Having taken this position, this otherwise good order seems to display its imperfection from the philosophical point of view when Justice Kaul deviates to say, ‘However, no right is unbridled and so is it with privacy.’

He goes on to say that while ‘the right of an individual to exercise control over his personal data and to be able to control his/her own life would also encompass his right to control his existence on the internet’, but adds ‘needless to say that this would not be an absolute right’.

He reiterates, ‘The right to privacy as already observed is not absolute’ by referring to ‘national security’ and ‘public interest’.

While these words have the meaning which the State gives to them, in exceptional circumstances, reasonable restrictions have compelling logic but such restrictions cannot be made applicable indiscriminately.

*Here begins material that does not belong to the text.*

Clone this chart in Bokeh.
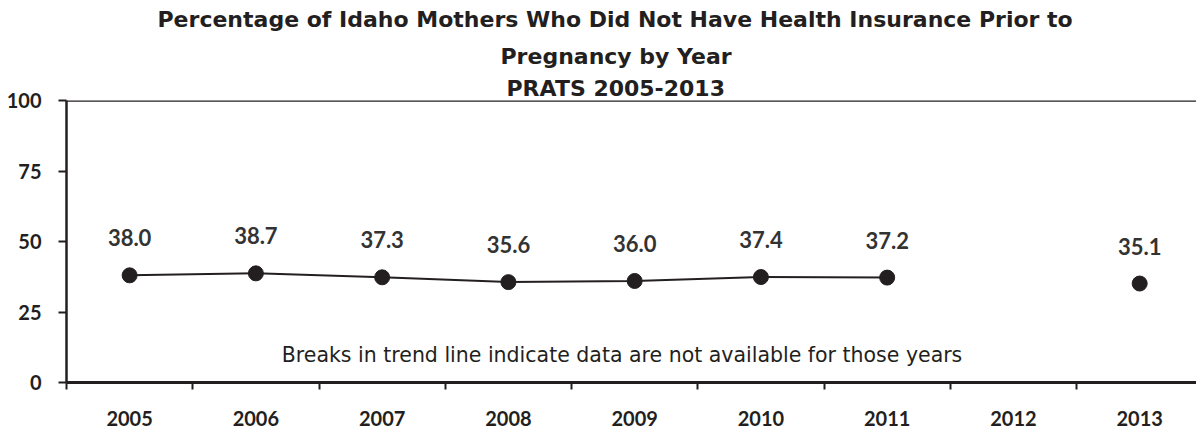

Exceptional circumstances cannot make an absolute natural right less absolute for ‘we, the people’.

In ADM Jabalpur case, a majority of four judges of the court (with Justice H R Khanna dissenting) held that: ‘Liberty is confined and controlled by law, whether common law or statute. It is in the words of Burke a regulated freedom. It is not an abstract or absolute freedom’, incorrectly assuming that the Constitution was the sole repository of the right to life and liberty.

Given the fact this verdict has been overruled and needs to be ‘ten fathom deep, with no chance of resurrection’, how can it be inferred that right to privacy as part of right to life and personal liberty is not an absolute right?

Human life is a gift of privacy of our ancestors, our mother and father. Will human beings dare say to their parents that they do not have an absolute right of privacy?

Will Mother India tell her children that they must be exposed to public at large like animals? Who will have the heart to their children and grandchildren that they do not have this right?

The Centre — through the then attorney general, several state governments like Haryana, Maharashtra and Rajasthan, the UIDAI, the Telecom Regulatory Authority of India and Vidhi Centre for Legal Policy — showed the audacity to do so. But have been roundly repulsed by the Supreme Court for their questionable stance.

But now that the Constitution Bench has unequivocally held that ‘the judgments rendered by all the four judges constituting the majority in ADM Jabalpur are seriously flawed. Life and personal liberty are inalienable to human existence’, it follows that right to privacy being an intrinsic part of it is an absolute right, subject to deviation only in rare and exceptional circumstances.

There is a compelling logical compulsion to recognise it to be so in the era of ‘de-privacy’ to prevent permanent destruction of the quietude and serenity of the human mind.